Robert D. Kaplan is a senior adviser at Eurasia Group and the author of “The Good American: The Epic Life of Bob Gersony, the U.S. Government’s Greatest Humanitarian,” forthcoming in September.
China and Russia are set to emerge from the covid-19 pandemic with comparative advantages over the United States. China’s state companies can bear the brunt of the economic shock, and its authoritarian system has allowed it to enact draconian quarantine policies. Russia, because of years of sanctions, has built some self-sufficiency into its economic model, with hundreds of billions of dollars of gold and hard currency reserves to help offset the decline in energy prices.
By contrast, the United States, immersed in the global free market, has been severely damaged. The system of global order it constructed and maintained under every president from Harry S. Truman to Barack Obama lies in near-ruins, with the Group of Seven and other Western-led institutions unable to coordinate action because of lack of guidance from the White House.
Meanwhile, the U.S. defense budget will likely contract for many years to come, thanks to the vast amounts of debt Congress and the Federal Reserve have piled up to stimulate the economy. Yet this obscures the real problem, which is that China and Russia — low-birth-rate societies afraid of casualties as much as we are — view war through a much broader lens than that of traditional military operations. They also see it in the context of economics, cyberwar, propaganda and intelligence. And covid-19 — while not intentionally spread by China, as President Trump insinuates — nevertheless constitutes a tactical victory, however accidental, for the two authoritarian powers.
In his new book, “The Dragons and the Snakes: How the Rest Learned to Fight the West,” David Kilcullen, an Australian academic and military strategist, labels what the Chinese and Russians have been doing as “conceptual envelopment,” noting “by the time we realize we are at war, we have already lost.” While we are not at that point yet, the pandemic — a history-altering global security crisis that is not military, and which has exposed the vulnerability of the Western world — has demonstrated how a purely military approach to great-power rivalry will henceforth undermine the United States in its struggle with China and Russia.
The ancient Chinese philosopher Sun Tzu, who sanctioned every manner of deceit to gain strategic advantage, believed that to engage in bloodshed was itself a sign of miscalculation. Beijing has taken such advice to heart. Whereas we continue to think of the Western way of war — whether in large conventional units or in smaller special operations forces — as a strategy, it is, in fact, merely a battle concept.
Our strategy must embrace a genuinely whole-of-government approach, involving the State Department, the Commerce Department and other agencies. But it can’t stop there. It must also link government security policy more closely to the activities of industry, and especially to high technology firms, so that they all work in loose coordination to advance U.S. and Western goals.
This will become easier as supply chains become less dependent on China, and Silicon Valley is forced to assemble its products in countries that are de facto U.S. allies — placing Silicon Valley’s self-interest more in line with Washington’s. We are headed for a more fractured world, favoring public-private cooperation regarding each great power — as opposed to the globalized world we are gradually leaving behind, where American companies were on their way to being denationalized.

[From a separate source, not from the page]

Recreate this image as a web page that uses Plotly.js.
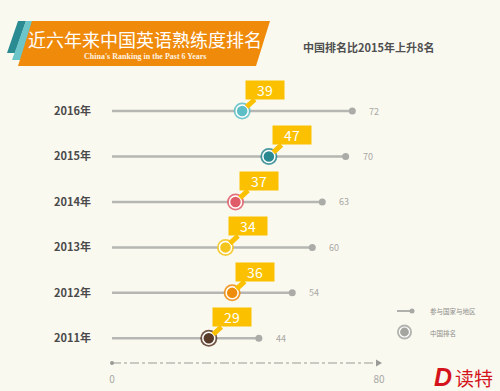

This is something that the Chinese and Russians — with more tightly controlled bureaucracies and state-controlled companies — have mastered. Whether it is Gazprom, Rosneft or the China National Offshore Oil Corp. acting abroad as arms of their respective governments — or whether it is Russia seeking to entrap Western Europe further into buying Siberian natural gas, or China subtly coercing countries into joining its Belt and Road Initiative and its 5G network — this is the new face of war.
The answer is not merely a tighter public-private embrace coupled with more interagency coordination; rather, it is to recover the American brand so that the private sector feels comfortable working with the public one in the first place. Internationalism and the promotion of human rights are no longer options but necessities in this regard. They play to our advantages by allowing us to rejuvenate alliances — even as we put Russia and China on a back foot.
Despite the battering that our institutions have taken, we are still in a comparatively strong position. The Chinese and Russians, by declaring their respective leaders virtually presidents for life, are inadvertently revealing their weakness, highlighting a deepening institutional void as Xi Jinping and Vladimir Putin grow old.
The ultimate victor in this new great power struggle will be the one that captures the evolving spirit of the age. The fact that all of humanity — on an increasingly crowded and interconnected planet — is experiencing the same traumas means that a global consciousness must eventually emerge in an epoch of planetary demons that includes climate change as well as pandemics. In this media-driven world, there will be a constant fight for status among the great powers. To compete only in the military sphere under such circumstances will render us defenseless.